— Start of Supplied material —

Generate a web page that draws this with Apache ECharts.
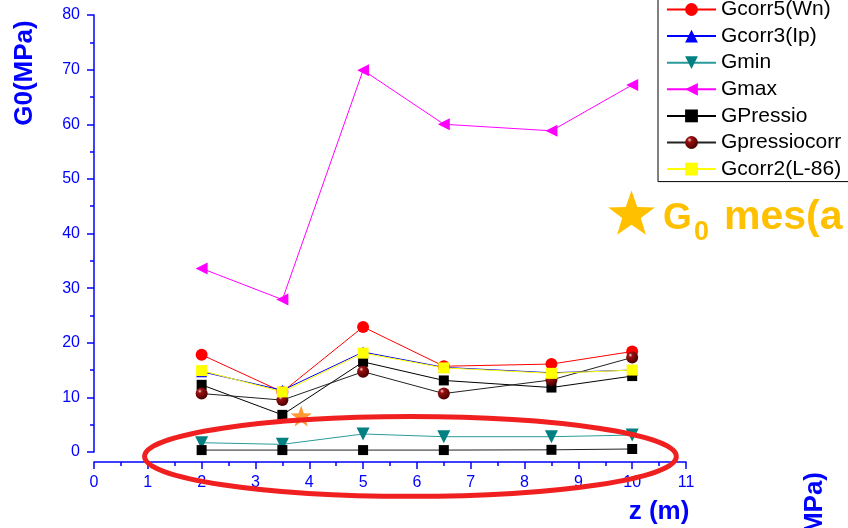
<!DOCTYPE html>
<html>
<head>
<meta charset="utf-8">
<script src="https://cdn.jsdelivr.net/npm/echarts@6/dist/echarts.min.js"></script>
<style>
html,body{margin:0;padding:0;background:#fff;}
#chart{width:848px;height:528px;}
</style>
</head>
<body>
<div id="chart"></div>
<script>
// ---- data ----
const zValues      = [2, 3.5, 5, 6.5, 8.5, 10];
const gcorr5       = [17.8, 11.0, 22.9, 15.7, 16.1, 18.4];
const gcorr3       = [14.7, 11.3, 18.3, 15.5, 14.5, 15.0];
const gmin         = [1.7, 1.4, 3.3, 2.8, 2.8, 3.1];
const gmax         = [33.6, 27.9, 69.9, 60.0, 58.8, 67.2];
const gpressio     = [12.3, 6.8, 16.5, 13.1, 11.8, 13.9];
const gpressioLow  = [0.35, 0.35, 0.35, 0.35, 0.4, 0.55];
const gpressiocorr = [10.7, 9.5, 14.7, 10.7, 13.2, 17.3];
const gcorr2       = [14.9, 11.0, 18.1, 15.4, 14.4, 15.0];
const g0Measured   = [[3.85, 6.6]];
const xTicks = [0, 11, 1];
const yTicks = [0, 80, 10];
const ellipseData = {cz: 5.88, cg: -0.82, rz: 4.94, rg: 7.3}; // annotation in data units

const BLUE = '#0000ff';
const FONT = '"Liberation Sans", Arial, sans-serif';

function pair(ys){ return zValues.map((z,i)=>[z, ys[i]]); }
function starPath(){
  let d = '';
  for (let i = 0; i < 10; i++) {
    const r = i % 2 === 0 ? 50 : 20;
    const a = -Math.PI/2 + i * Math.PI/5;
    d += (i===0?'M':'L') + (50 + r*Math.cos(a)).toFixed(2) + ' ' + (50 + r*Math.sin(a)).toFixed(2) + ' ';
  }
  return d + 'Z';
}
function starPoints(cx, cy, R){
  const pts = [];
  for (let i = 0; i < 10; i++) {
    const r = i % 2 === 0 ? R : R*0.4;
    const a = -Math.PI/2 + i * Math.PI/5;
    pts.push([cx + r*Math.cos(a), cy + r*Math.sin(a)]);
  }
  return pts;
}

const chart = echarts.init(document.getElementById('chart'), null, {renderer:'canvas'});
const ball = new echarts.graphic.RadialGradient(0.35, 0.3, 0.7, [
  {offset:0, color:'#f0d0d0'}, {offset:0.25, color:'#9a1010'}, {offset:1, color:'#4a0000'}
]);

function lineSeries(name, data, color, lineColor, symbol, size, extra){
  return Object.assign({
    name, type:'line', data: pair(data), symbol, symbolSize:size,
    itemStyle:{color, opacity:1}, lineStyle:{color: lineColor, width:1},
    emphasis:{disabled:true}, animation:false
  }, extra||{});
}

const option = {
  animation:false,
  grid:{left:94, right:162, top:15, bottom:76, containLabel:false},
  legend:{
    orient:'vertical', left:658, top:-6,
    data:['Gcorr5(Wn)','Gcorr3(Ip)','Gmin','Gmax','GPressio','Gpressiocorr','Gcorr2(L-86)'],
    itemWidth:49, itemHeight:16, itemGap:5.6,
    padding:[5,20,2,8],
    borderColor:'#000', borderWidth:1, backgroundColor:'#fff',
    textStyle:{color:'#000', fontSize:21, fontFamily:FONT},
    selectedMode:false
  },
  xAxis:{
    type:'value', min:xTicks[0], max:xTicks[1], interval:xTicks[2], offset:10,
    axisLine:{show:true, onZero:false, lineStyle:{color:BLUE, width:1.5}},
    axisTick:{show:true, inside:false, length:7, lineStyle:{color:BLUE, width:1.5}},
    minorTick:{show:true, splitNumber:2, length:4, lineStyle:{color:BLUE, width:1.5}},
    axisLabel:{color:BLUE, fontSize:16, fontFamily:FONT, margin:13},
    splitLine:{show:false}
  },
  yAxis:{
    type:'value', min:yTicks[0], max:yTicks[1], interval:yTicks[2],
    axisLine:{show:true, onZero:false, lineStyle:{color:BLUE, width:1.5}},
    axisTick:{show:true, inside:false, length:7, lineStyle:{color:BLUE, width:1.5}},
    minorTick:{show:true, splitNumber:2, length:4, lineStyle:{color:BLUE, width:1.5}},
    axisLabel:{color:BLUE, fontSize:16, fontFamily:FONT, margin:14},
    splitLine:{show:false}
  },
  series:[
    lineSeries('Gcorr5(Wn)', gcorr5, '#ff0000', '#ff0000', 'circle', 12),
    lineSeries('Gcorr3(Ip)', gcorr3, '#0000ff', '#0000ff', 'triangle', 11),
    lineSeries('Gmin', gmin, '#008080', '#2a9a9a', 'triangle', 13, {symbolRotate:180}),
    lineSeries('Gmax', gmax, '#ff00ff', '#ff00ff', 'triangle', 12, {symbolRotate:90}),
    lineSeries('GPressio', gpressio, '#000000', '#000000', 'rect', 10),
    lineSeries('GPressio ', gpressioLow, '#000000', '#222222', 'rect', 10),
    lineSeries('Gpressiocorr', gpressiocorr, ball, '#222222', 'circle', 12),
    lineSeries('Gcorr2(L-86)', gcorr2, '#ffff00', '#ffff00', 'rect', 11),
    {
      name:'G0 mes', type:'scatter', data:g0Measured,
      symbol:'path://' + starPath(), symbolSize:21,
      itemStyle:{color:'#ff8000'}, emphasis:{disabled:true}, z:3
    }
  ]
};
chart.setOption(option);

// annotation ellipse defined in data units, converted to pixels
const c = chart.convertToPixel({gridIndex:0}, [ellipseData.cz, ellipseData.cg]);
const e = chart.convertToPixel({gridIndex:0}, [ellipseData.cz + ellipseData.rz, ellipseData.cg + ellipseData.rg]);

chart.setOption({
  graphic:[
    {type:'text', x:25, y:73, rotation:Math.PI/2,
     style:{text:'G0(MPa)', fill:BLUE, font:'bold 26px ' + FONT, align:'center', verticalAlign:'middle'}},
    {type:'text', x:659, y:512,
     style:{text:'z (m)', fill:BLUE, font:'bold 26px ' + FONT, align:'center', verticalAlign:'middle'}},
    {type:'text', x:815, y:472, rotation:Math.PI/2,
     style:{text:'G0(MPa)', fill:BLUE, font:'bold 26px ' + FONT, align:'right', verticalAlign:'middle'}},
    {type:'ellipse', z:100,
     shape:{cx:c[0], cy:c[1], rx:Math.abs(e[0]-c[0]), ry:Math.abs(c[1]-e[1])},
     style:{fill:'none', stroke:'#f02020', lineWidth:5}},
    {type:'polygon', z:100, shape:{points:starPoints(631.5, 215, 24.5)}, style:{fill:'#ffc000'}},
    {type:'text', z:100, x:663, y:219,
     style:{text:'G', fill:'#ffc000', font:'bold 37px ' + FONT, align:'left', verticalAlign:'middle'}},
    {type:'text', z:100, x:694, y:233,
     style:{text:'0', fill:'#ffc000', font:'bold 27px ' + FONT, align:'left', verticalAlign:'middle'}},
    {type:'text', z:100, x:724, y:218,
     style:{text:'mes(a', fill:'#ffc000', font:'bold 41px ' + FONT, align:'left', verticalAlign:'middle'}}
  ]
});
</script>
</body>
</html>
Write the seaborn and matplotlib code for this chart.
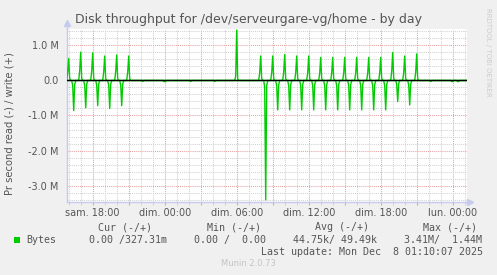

— End of Supplied material —

=== What is expected ===
Repeat the material exactly as it reads, without any of its pictures.

=== The response ===
Generate a web page that draws this with Apache ECharts.
<!DOCTYPE html>
<html>
<head>
<meta charset="utf-8">
<script src="https://cdn.jsdelivr.net/npm/echarts@6/dist/echarts.min.js"></script>
<style>
html,body{margin:0;padding:0;background:#fff;}
#chart{width:848px;height:528px;}
</style>
</head>
<body>
<div id="chart"></div>
<script>
// ---- data ----
const zValues      = [2, 3.5, 5, 6.5, 8.5, 10];
const gcorr5       = [17.8, 11.0, 22.9, 15.7, 16.1, 18.4];
const gcorr3       = [14.7, 11.3, 18.3, 15.5, 14.5, 15.0];
const gmin         = [1.7, 1.4, 3.3, 2.8, 2.8, 3.1];
const gmax         = [33.6, 27.9, 69.9, 60.0, 58.8, 67.2];
const gpressio     = [12.3, 6.8, 16.5, 13.1, 11.8, 13.9];
const gpressioLow  = [0.35, 0.35, 0.35, 0.35, 0.4, 0.55];
const gpressiocorr = [10.7, 9.5, 14.7, 10.7, 13.2, 17.3];
const gcorr2       = [14.9, 11.0, 18.1, 15.4, 14.4, 15.0];
const g0Measured   = [[3.85, 6.6]];
const xTicks = [0, 11, 1];
const yTicks = [0, 80, 10];
const ellipseData = {cz: 5.88, cg: -0.82, rz: 4.94, rg: 7.3}; // annotation in data units

const BLUE = '#0000ff';
const FONT = '"Liberation Sans", Arial, sans-serif';

function pair(ys){ return zValues.map((z,i)=>[z, ys[i]]); }
function starPath(){
  let d = '';
  for (let i = 0; i < 10; i++) {
    const r = i % 2 === 0 ? 50 : 20;
    const a = -Math.PI/2 + i * Math.PI/5;
    d += (i===0?'M':'L') + (50 + r*Math.cos(a)).toFixed(2) + ' ' + (50 + r*Math.sin(a)).toFixed(2) + ' ';
  }
  return d + 'Z';
}
function starPoints(cx, cy, R){
  const pts = [];
  for (let i = 0; i < 10; i++) {
    const r = i % 2 === 0 ? R : R*0.4;
    const a = -Math.PI/2 + i * Math.PI/5;
    pts.push([cx + r*Math.cos(a), cy + r*Math.sin(a)]);
  }
  return pts;
}

const chart = echarts.init(document.getElementById('chart'), null, {renderer:'canvas'});
const ball = new echarts.graphic.RadialGradient(0.35, 0.3, 0.7, [
  {offset:0, color:'#f0d0d0'}, {offset:0.25, color:'#9a1010'}, {offset:1, color:'#4a0000'}
]);

function lineSeries(name, data, color, lineColor, symbol, size, extra){
  return Object.assign({
    name, type:'line', data: pair(data), symbol, symbolSize:size,
    itemStyle:{color, opacity:1}, lineStyle:{color: lineColor, width:1},
    emphasis:{disabled:true}, animation:false
  }, extra||{});
}

const option = {
  animation:false,
  grid:{left:94, right:162, top:15, bottom:76, containLabel:false},
  legend:{
    orient:'vertical', left:658, top:-6,
    data:['Gcorr5(Wn)','Gcorr3(Ip)','Gmin','Gmax','GPressio','Gpressiocorr','Gcorr2(L-86)'],
    itemWidth:49, itemHeight:16, itemGap:5.6,
    padding:[5,20,2,8],
    borderColor:'#000', borderWidth:1, backgroundColor:'#fff',
    textStyle:{color:'#000', fontSize:21, fontFamily:FONT},
    selectedMode:false
  },
  xAxis:{
    type:'value', min:xTicks[0], max:xTicks[1], interval:xTicks[2], offset:10,
    axisLine:{show:true, onZero:false, lineStyle:{color:BLUE, width:1.5}},
    axisTick:{show:true, inside:false, length:7, lineStyle:{color:BLUE, width:1.5}},
    minorTick:{show:true, splitNumber:2, length:4, lineStyle:{color:BLUE, width:1.5}},
    axisLabel:{color:BLUE, fontSize:16, fontFamily:FONT, margin:13},
    splitLine:{show:false}
  },
  yAxis:{
    type:'value', min:yTicks[0], max:yTicks[1], interval:yTicks[2],
    axisLine:{show:true, onZero:false, lineStyle:{color:BLUE, width:1.5}},
    axisTick:{show:true, inside:false, length:7, lineStyle:{color:BLUE, width:1.5}},
    minorTick:{show:true, splitNumber:2, length:4, lineStyle:{color:BLUE, width:1.5}},
    axisLabel:{color:BLUE, fontSize:16, fontFamily:FONT, margin:14},
    splitLine:{show:false}
  },
  series:[
    lineSeries('Gcorr5(Wn)', gcorr5, '#ff0000', '#ff0000', 'circle', 12),
    lineSeries('Gcorr3(Ip)', gcorr3, '#0000ff', '#0000ff', 'triangle', 11),
    lineSeries('Gmin', gmin, '#008080', '#2a9a9a', 'triangle', 13, {symbolRotate:180}),
    lineSeries('Gmax', gmax, '#ff00ff', '#ff00ff', 'triangle', 12, {symbolRotate:90}),
    lineSeries('GPressio', gpressio, '#000000', '#000000', 'rect', 10),
    lineSeries('GPressio ', gpressioLow, '#000000', '#222222', 'rect', 10),
    lineSeries('Gpressiocorr', gpressiocorr, ball, '#222222', 'circle', 12),
    lineSeries('Gcorr2(L-86)', gcorr2, '#ffff00', '#ffff00', 'rect', 11),
    {
      name:'G0 mes', type:'scatter', data:g0Measured,
      symbol:'path://' + starPath(), symbolSize:21,
      itemStyle:{color:'#ff8000'}, emphasis:{disabled:true}, z:3
    }
  ]
};
chart.setOption(option);

// annotation ellipse defined in data units, converted to pixels
const c = chart.convertToPixel({gridIndex:0}, [ellipseData.cz, ellipseData.cg]);
const e = chart.convertToPixel({gridIndex:0}, [ellipseData.cz + ellipseData.rz, ellipseData.cg + ellipseData.rg]);

chart.setOption({
  graphic:[
    {type:'text', x:25, y:73, rotation:Math.PI/2,
     style:{text:'G0(MPa)', fill:BLUE, font:'bold 26px ' + FONT, align:'center', verticalAlign:'middle'}},
    {type:'text', x:659, y:512,
     style:{text:'z (m)', fill:BLUE, font:'bold 26px ' + FONT, align:'center', verticalAlign:'middle'}},
    {type:'text', x:815, y:472, rotation:Math.PI/2,
     style:{text:'G0(MPa)', fill:BLUE, font:'bold 26px ' + FONT, align:'right', verticalAlign:'middle'}},
    {type:'ellipse', z:100,
     shape:{cx:c[0], cy:c[1], rx:Math.abs(e[0]-c[0]), ry:Math.abs(c[1]-e[1])},
     style:{fill:'none', stroke:'#f02020', lineWidth:5}},
    {type:'polygon', z:100, shape:{points:starPoints(631.5, 215, 24.5)}, style:{fill:'#ffc000'}},
    {type:'text', z:100, x:663, y:219,
     style:{text:'G', fill:'#ffc000', font:'bold 37px ' + FONT, align:'left', verticalAlign:'middle'}},
    {type:'text', z:100, x:694, y:233,
     style:{text:'0', fill:'#ffc000', font:'bold 27px ' + FONT, align:'left', verticalAlign:'middle'}},
    {type:'text', z:100, x:724, y:218,
     style:{text:'mes(a', fill:'#ffc000', font:'bold 41px ' + FONT, align:'left', verticalAlign:'middle'}}
  ]
});
</script>
</body>
</html>
Write the seaborn and matplotlib code for this chart.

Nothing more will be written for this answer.